Experimental Setup for Measuring Discharge Graphs of Electronic Flash
In February 1997, Jeremy Stein, an amateur photographer and physicist working in Albuquerque, New Mexico, measured the light output of the Canon 430EZ and 380EX electronic flash units. He describes the procedure as follows:
The testing started with a fresh set of batteries, and I waited until the red ready light was on before flashing the unit manually. The testing was not done in any linear fashion, and there was no evidence of serious differences in the flash timings measured as the batteries wore down or heated up. By the end of the tests, after maybe 100 flashes, the time to recharge at full power was getting to be long enough to be annoying.
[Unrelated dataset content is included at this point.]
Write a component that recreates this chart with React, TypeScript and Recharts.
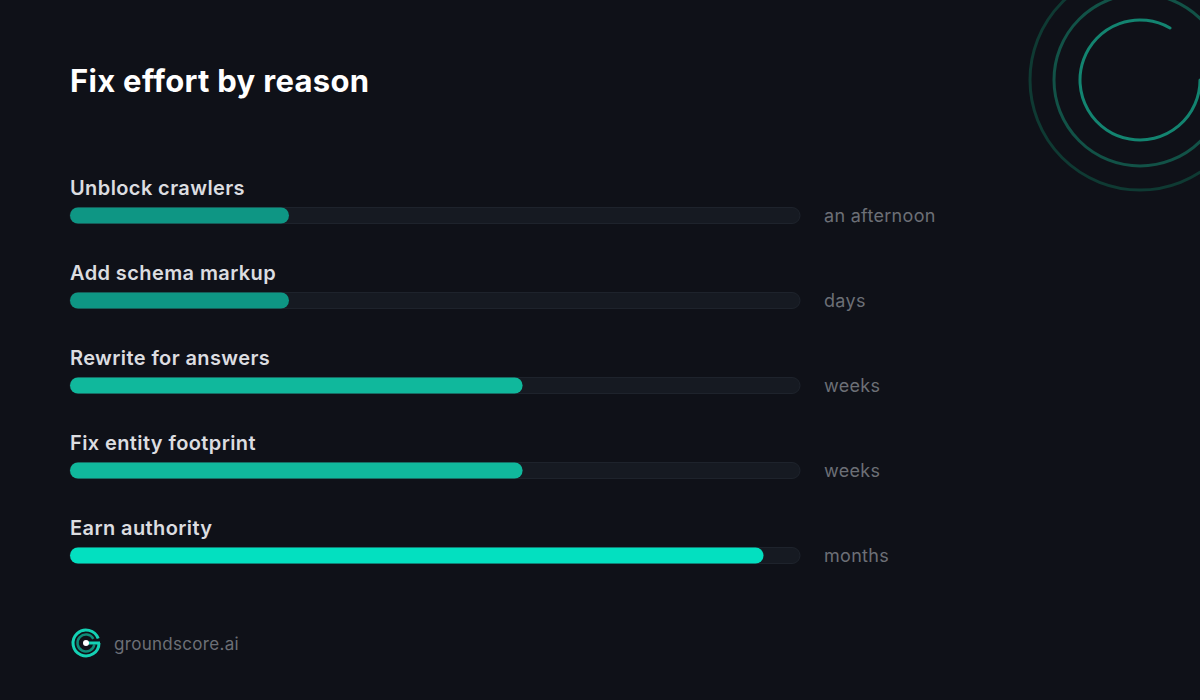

I used a Tektronix probe (TEK P6701 o/e converter) intended for the purpose of converting the light in an optical fiber to an electrical signal. This unit has a bandwidth of 700 MHz, so I felt it would be plenty fast enough. I connected this unit to an oscilloscope (TEK 210) and fired the flash unit into the fiber port of the sensor. I filtered the incoming light enough to avoid saturating the sensor (overdriving it into nonlinear response), and I printed the scope traces on a computer printer directly from the oscilloscope. The scope I used was not capable of sending the data to a computer for further analysis. When I do the more accurate setup, I will be able to do numerical analysis of the data directly on the computer, but the results are rather interesting even now. I extracted the following data from the scope printouts by measuring levels and timings with a pair of dividers and a ruler.
The data were taken with a TEK 210 digital sampling oscilloscope. For a 250 microsecond per division sweep speed, the scope takes one sample every microsecond. For a 2.5 millisecond per division sweep speed, the scope takes a sample every 10 microseconds, etc. The scope has a maximum sampling rate of 1 Gigasample per second, and its overall bandwidth is 60 MHz.